Refinishing a Child’s Roll-Top Secretary Desk
November 15, 2017

Cherry and Poplar China Cabinet

One of our customers recently brought us an unusual family china cabinet for repairs. It had originally belonged to the customer’s parents, but over the years had accumulated a great deal of wear and tear. While we can’t place the date for this piece exactly, we believe it came from sometime through the 50’s or 70’s, judging on the style. The complicated woodwork with routed scalloping indicates it’s more than a merely functional piece. At the same time, the construction uses poplar with cherry veneer, which are cheaper construction methods. It’s likely this was made after World War II and targeted toward a middle-class market.
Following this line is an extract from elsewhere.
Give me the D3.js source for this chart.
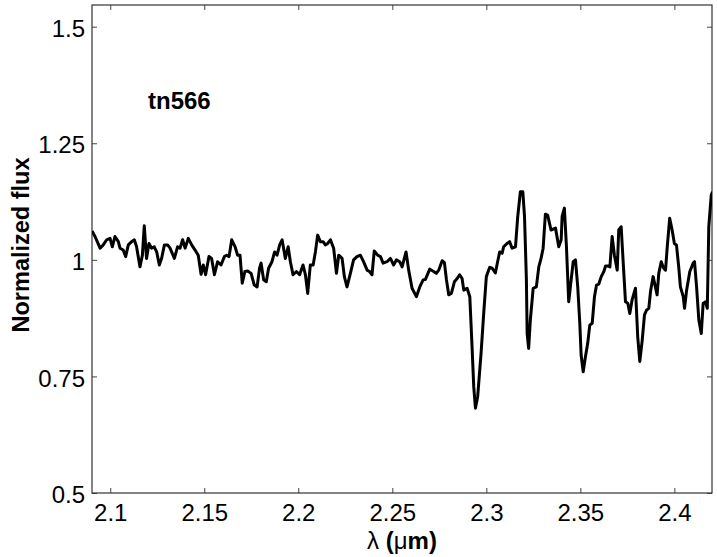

This piece involved a lot of veneer work. For some things, we can piece in a veneer, but others require the veneer to be removed to level the substrate before gluing the veneer back on. The key to this method involves preparing the surface correctly and then clamping the pieces down correctly.

Sanding veneer can also be tricky, because you can easily blow throw a thin veneer…particularly if it’s been previously refinished. If this happens on the edges of a piece, we usually repair it, then later paint in some color to help it look intact.

For this piece, we began by stripping it, then did the veneering. We use this order because the stripping process can sometimes loosen new glue. However, when there are pieces of loose veneer, we glue the veneer in place first and let it sit for longer before stripping…just to make certain that we don’t lose any pieces in the stripping process.

The china cabinet used cherry for the veneer, with poplar for the structural aspects. This made for an interesting combination, as poplar usually has a greenish/pistachio undertone, while cherry has a redder finish. We knew the contrasting wood tones would be a key feature of the final piece, but we were skeptical about how it would turn out. We also had doubts about how the poplar might respond to treatment, as it is usually used only as a secondary wood because it can be very blotchy when a stain is applied.


In the finishing process, we did the cherry first. We masked off all the poplar, which was difficult because of all the scalloping. We then put lacquer on the cherry, let it dry, then did the same thing in reverse to stain the poplar.